Kashechewan has been evacuated three times in the past year -- once for the tainted-water scare and twice when the mighty Albany River spilled its banks, flooding the community.

A recent controversial report has proposed that the community be moved to Timmins -- among other suggested sites. Beardy said it was government bungling that sited the community on a floodplain in the first place.

"The people wanted to build it a little farther inland on higher ground. It goes back to the fact that the government never listens to native people and the result is 100 years later, you have native people being displaced three times in one year," he said.

The federal commissioners who set up the reserve system insisted the community be close enough to James Bay to allow barges to deliver goods.

Federal penny-pinching is the reason for the bad water, Beardy said.

"One of the reasons we have problems with the 19 boil-water advisories is the fact that very little is provided for human-capacity development at the community level.

"There is no support mechanism to ensure that operators can get that expertise in a phone call," he said.

He said the only way to sustain native communities in the north is through jobs and economic growth.

Diamonds have been found near Attawapiskat, another Cree community along James Bay.

De Beers, the South African diamond exploration giant, has started mining there in conjunction with the Attawapiskat First Nation. Other economic development projects include the native-operated Whitefeather Forest Initiative at Pikangikum, near the Manitoba border.

When the reserve system was set up more than 100 years ago, Beardy said, the federal government deliberately placed them far from potential sources of economic development such as minerals, forestry or potential hydro-electric sites. While the rest of the province has prospered from that wealth, aboriginal people have been shut out, he said.

"We want to be able to control our natural resources, so that we can participate in the economy and begin to build our own economic base," Beardy said.

"We are not asking for handouts," he said, pointing out that natives have treaty rights to share in resource benefits.

"We are not interested in taxpayers' money. We want a share of the wealth that comes from our lands," he said.

Former Conservative cabinet minister Alan Pope wrote the report for the federal department of Indian and northern affairs that suggested moving Kashechewan residents to their own community near Timmins -- about 400 km south of James Bay.

Pope argues the community is not sustainable where it is. Without better education and social services, there is no way to provide the infrastructure needed to keep it going.

A proposal to relocate on higher ground a few kilometres from their current location would cost $435 million, Pope said in a phone interview last week.

"To me, while that did solve the elevation issue and the flooding issue ... it didn't address the other social problems in the community," hesaid, pointing to an 87% unemployment rate, a failing education system, no jobs and very little by way of social services. He said the band would retain access and resource rights on their traditional land.

"So when I looked at all those things as well, it made a more dramatic move necessary in my mind," Pope said.

As long as Kashechewan is unable to produce its own skilled workers to keep the place running, the community is doomed, he said.

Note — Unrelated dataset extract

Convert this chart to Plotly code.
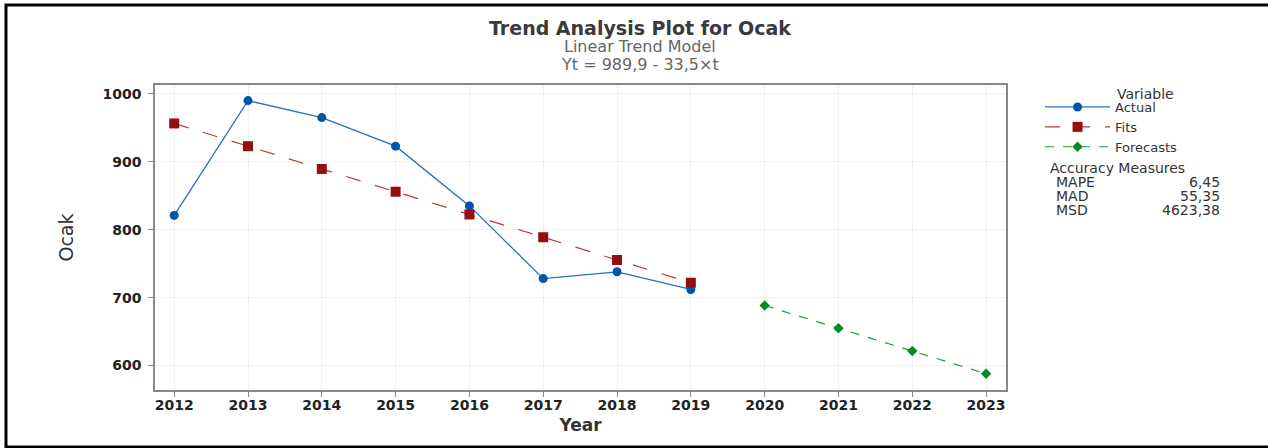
import plotly.graph_objects as go

# data
years_actual = [2012, 2013, 2014, 2015, 2016, 2017, 2018, 2019]
actual = [821, 990, 965, 923, 835, 728, 738, 712]
fits = [956.4, 922.9, 889.4, 855.9, 822.4, 788.9, 755.4, 721.9]
years_fc = [2020, 2021, 2022, 2023]
forecasts = [688.4, 654.9, 621.4, 587.9]
measure_names = ["MAPE", "MAD", "MSD"]
measure_values = ["6,45", "55,35", "4623,38"]

font = "DejaVu Sans"

fig = go.Figure()
fig.add_trace(go.Scatter(
    x=years_actual, y=actual, name="Actual", mode="lines+markers",
    line=dict(color="#2a6fbf", width=1.3),
    marker=dict(symbol="circle", size=9, color="#0054a6"),
))
fig.add_trace(go.Scatter(
    x=years_actual, y=fits, name="Fits", mode="lines+markers",
    line=dict(color="#b83a3a", width=1.2, dash="longdash"),
    marker=dict(symbol="square", size=10, color="#950f0f"),
))
fig.add_trace(go.Scatter(
    x=years_fc, y=forecasts, name="Forecasts", mode="lines+markers",
    line=dict(color="#1f9a3a", width=1.2, dash="dash"),
    marker=dict(symbol="diamond", size=8, color="#078a2a"),
))


def note(text, x, y, size, color="#333", xanchor="center", weight="normal"):
    return dict(text=text, x=x, y=y, xref="paper", yref="paper", xanchor=xanchor,
                yanchor="middle", showarrow=False,
                font=dict(family=font, size=size, color=color, weight=weight))


annotations = [
    note("Trend Analysis Plot for Ocak", 0.570, 1.187, 19, "#3a3a3a", weight="bold"),
    note("Linear Trend Model", 0.570, 1.125, 16, "#666"),
    note("Yt = 989,9 - 33,5×t", 0.570, 1.066, 16, "#666"),
    note("Variable", 1.128, 0.970, 14, xanchor="left"),
    note("Accuracy Measures", 1.049, 0.728, 14, xanchor="left"),
]
for i, (n, v) in enumerate(zip(measure_names, measure_values)):
    yy = 0.682 - i * 0.046
    annotations.append(note(n, 1.056, yy, 14, xanchor="left"))
    annotations.append(note(v, 1.254, yy, 14, xanchor="right"))

fig.update_layout(
    width=1268, height=448,
    margin=dict(l=155, r=262, t=85, b=58),
    paper_bgcolor="white", plot_bgcolor="white",
    font=dict(family=font, color="#333"),
    annotations=annotations,
    showlegend=True,
    legend=dict(x=1.040, y=0.977, xanchor="left", yanchor="top",
                font=dict(family=font, size=13, color="#333"),
                bgcolor="rgba(0,0,0,0)", itemwidth=65),
    shapes=[dict(type="rect", xref="paper", yref="paper",
                 x0=-0.1751, x1=1.3126, y0=-0.1869, y1=1.2623,
                 line=dict(color="black", width=3))],
)
fig.update_xaxes(
    range=[2011.74, 2023.27], tickvals=years_actual + years_fc, ticks="outside", ticklen=5,
    tickcolor="#888", showline=True, linecolor="#888", linewidth=1.5, mirror=True,
    showgrid=True, gridcolor="#f0f0f0", zeroline=False,
    tickfont=dict(family=font, size=14, color="#222", weight="bold"),
    ticklabelstandoff=-4,
    title=dict(text="Year", font=dict(family=font, size=17, color="#333", weight="bold"), standoff=8),
)
fig.update_yaxes(
    range=[564, 1013], tickvals=[600, 700, 800, 900, 1000], ticks="outside", ticklen=5,
    tickcolor="#888", showline=True, linecolor="#888", linewidth=1.5, mirror=True,
    showgrid=True, gridcolor="#f0f0f0", zeroline=False,
    tickfont=dict(family=font, size=14, color="#222", weight="bold"),
    ticklabelstandoff=4,
    title=dict(text="Ocak", font=dict(family=font, size=19, color="#333"), standoff=24),
)

fig.write_html("out.html", config={"displayModeBar": False},
               post_script="document.body.style.margin='0';")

"There are no math or sciences taught in the high school. The dropout rate is 60%. There hasn't been a graduate in two years," Pope said.

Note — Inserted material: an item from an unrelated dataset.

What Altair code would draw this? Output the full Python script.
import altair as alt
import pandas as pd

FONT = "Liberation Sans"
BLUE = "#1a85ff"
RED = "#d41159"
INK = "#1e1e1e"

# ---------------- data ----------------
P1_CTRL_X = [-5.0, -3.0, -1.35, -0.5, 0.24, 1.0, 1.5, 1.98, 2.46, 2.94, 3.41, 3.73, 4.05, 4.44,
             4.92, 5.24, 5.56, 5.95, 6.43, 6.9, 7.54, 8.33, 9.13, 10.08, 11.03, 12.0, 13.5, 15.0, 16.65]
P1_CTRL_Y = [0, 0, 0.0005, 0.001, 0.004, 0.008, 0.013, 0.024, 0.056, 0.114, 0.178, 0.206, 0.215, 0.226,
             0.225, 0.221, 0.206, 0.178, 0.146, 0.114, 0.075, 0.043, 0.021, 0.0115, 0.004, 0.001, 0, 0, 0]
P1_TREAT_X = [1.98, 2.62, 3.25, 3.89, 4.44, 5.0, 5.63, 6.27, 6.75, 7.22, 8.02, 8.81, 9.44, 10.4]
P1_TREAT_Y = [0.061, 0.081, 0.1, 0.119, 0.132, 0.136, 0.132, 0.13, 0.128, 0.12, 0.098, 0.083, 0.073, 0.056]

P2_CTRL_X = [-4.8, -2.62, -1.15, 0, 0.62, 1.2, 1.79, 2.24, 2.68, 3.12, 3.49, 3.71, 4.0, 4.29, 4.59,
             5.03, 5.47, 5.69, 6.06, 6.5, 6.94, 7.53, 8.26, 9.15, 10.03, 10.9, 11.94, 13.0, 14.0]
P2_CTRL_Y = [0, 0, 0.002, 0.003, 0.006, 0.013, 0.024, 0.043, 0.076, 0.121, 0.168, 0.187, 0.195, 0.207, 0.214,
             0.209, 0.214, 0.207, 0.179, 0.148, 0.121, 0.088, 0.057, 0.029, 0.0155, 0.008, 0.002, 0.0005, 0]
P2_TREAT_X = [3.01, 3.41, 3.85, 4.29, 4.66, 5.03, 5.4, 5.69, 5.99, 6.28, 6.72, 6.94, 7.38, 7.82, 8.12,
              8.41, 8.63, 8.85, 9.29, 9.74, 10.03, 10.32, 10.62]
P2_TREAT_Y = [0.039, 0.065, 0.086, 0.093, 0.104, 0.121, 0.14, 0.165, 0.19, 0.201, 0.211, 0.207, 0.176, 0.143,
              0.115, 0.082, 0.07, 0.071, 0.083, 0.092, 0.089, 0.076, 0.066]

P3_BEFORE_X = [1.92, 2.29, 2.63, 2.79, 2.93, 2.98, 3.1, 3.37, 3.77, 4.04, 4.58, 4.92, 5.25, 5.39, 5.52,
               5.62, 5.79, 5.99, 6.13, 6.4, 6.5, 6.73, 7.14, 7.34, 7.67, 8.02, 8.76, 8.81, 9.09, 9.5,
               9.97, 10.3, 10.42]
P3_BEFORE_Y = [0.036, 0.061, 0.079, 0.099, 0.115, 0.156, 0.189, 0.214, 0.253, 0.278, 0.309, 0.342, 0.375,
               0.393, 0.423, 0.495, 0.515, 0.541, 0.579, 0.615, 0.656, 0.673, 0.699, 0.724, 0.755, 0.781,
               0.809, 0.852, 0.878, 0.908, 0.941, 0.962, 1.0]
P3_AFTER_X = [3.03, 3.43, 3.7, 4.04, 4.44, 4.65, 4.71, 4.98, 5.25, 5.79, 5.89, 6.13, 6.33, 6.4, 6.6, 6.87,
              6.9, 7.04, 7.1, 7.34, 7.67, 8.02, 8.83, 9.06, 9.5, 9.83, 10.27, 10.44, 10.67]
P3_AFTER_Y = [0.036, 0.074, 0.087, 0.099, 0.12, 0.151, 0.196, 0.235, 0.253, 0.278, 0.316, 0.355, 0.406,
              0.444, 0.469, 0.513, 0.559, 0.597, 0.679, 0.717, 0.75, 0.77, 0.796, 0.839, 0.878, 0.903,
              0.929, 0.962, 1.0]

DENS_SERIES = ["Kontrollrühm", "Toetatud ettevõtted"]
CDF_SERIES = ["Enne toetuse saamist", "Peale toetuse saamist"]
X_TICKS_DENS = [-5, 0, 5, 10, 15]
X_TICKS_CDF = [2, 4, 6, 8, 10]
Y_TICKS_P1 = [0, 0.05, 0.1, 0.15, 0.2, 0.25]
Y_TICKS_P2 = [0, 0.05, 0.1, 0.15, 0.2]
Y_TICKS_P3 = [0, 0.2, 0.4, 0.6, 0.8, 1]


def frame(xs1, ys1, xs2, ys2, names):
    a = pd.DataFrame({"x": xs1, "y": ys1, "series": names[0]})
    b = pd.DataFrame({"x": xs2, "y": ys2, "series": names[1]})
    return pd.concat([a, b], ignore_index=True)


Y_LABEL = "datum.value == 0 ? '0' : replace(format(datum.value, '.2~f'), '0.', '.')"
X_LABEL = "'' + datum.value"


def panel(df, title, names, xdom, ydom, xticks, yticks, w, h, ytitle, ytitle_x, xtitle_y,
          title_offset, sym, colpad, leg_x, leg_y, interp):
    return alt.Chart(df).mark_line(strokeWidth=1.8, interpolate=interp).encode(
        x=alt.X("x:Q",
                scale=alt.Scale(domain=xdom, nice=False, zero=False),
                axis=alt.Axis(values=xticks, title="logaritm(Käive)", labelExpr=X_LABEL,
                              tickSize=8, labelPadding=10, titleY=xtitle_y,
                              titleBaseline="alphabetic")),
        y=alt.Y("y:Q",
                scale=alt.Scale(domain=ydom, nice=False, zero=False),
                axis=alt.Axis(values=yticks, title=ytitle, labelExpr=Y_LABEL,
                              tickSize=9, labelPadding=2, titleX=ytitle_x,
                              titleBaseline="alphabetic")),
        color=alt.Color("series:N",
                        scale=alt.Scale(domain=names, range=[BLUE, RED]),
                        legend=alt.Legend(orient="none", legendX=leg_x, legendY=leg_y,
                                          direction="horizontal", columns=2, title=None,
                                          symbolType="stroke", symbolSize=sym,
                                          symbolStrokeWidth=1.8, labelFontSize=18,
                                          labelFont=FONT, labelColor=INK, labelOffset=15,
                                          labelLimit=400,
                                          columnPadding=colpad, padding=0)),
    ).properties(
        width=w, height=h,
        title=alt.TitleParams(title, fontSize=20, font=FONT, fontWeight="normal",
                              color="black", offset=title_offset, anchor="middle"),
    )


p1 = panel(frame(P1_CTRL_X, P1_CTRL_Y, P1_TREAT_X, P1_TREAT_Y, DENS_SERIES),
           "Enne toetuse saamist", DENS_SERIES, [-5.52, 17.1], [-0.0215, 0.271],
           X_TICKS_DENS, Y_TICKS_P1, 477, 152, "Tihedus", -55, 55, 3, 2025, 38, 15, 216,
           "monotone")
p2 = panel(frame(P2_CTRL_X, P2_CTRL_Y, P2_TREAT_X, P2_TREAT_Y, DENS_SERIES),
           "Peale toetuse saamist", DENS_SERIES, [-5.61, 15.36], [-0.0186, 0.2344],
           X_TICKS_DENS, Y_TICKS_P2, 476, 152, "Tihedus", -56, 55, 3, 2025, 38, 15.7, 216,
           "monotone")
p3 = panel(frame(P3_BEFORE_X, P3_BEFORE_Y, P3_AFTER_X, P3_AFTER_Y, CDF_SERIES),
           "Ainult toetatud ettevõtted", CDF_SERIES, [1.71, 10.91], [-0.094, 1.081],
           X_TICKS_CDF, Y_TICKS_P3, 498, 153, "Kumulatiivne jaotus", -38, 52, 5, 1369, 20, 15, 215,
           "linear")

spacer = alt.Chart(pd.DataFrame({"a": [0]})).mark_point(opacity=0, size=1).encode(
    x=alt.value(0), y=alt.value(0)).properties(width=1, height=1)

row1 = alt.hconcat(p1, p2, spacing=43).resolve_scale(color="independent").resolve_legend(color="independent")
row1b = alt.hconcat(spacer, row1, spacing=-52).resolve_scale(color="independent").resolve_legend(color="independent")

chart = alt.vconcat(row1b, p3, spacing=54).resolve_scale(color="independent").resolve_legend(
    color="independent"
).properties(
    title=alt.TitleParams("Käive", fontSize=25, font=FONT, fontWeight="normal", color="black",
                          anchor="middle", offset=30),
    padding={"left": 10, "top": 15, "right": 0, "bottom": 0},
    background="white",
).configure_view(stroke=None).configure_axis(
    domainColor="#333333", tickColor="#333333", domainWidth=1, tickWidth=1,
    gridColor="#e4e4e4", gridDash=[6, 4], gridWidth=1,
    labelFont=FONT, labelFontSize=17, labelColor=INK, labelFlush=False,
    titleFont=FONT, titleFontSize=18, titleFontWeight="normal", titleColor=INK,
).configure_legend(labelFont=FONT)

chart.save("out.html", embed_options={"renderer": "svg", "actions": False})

With no graduates, there are no homegrown health workers or social-work professionals.

And with no math or science taught, the people of Kashechewan are unable to run their own water plants. And there's a lack of accountability in the band's finances.

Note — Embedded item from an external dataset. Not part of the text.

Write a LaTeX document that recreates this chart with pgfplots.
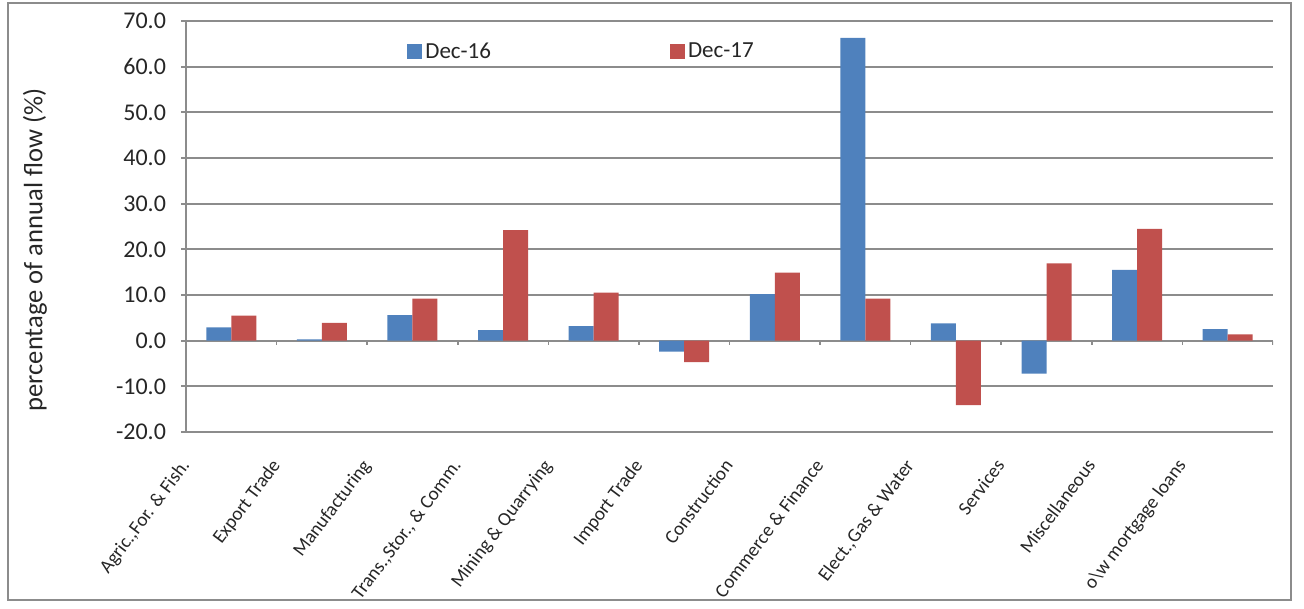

"One of my recommendations is to have the current chief get to the bottom of what is going on and do some audits and control over banking and over expenditure of moneys. I think money has been wasted," he said.

Law professor Darlene Johnston said a dramatic shift of people off reserves over the past 20 to 30 years leaves aboriginal groups fearing assimilation.

"I think there is a concern in some communities that if enough people move off the reserves that the government is just going to give up on making it viable to provide services to the people who remain," said Johnston, who teaches aboriginal law at the University of Toronto and is from the Cape Croker reserve on Georgian Bay.

The traditional hunter-gatherer native way of life has long vanished, and only a vestige remains of the fur trade on which the country was built.

In the distant past, native tribes lived a nomadic lifestyle, moving from place to place, season to season, living off the land.

Today, aboriginal people live in settlements. A sedentary lifestyle contributes to the poor health so many First Nations people suffer.

While non-natives, especially in the south, question why aboriginal people wouldn't just move to get better education and services, Johnston said it isn't part of Cree culture.

"If you are a James Bay Cree and you have spent all your life either on the coast or in those watersheds -- that's what the traditional people would have done -- that's part of your identity," she said. Leaving the place where their ancestors are buried is not something James Bay Cree do lightly.

"If your world view is that the Creator put you in that place and you have certain responsibilities and obligations, then the choice of moving to Timmins is not just about changing houses, it would affect who you are and whether you are meeting your obligations," she said.

The provincial minister responsible for aboriginal affairs, David Ramsay, said the decision on where to relocate the community must be made by Kashechewan residents themselves.

"There is a lot of Crown land within the city of Timmins and adjacent to it, so there is a lot of opportunity if that is what the decision is, where traditional activities could be pursued and at the same time be close to major health, social and industrial infrastructure," he said.

Timmins-James Bay New Democratic MPP Gilles Bisson said Kashechewan is pondering its fate and he will take the pulse of the community when he flies in this week.

"If people are to move to Timmins, what proof do we have that the federal government is any more committed to funding the needs of that community should they set up the reserve in Timmins, if they haven't done it in Kashechewan?" he asks.

The state of our isolated native reserves is this province's shame.

What do our aboriginal people want? Clean water? Schools? Jobs? Hope for their children?

You can sum it all up in one word: Dignity. It shouldn't be too much to ask.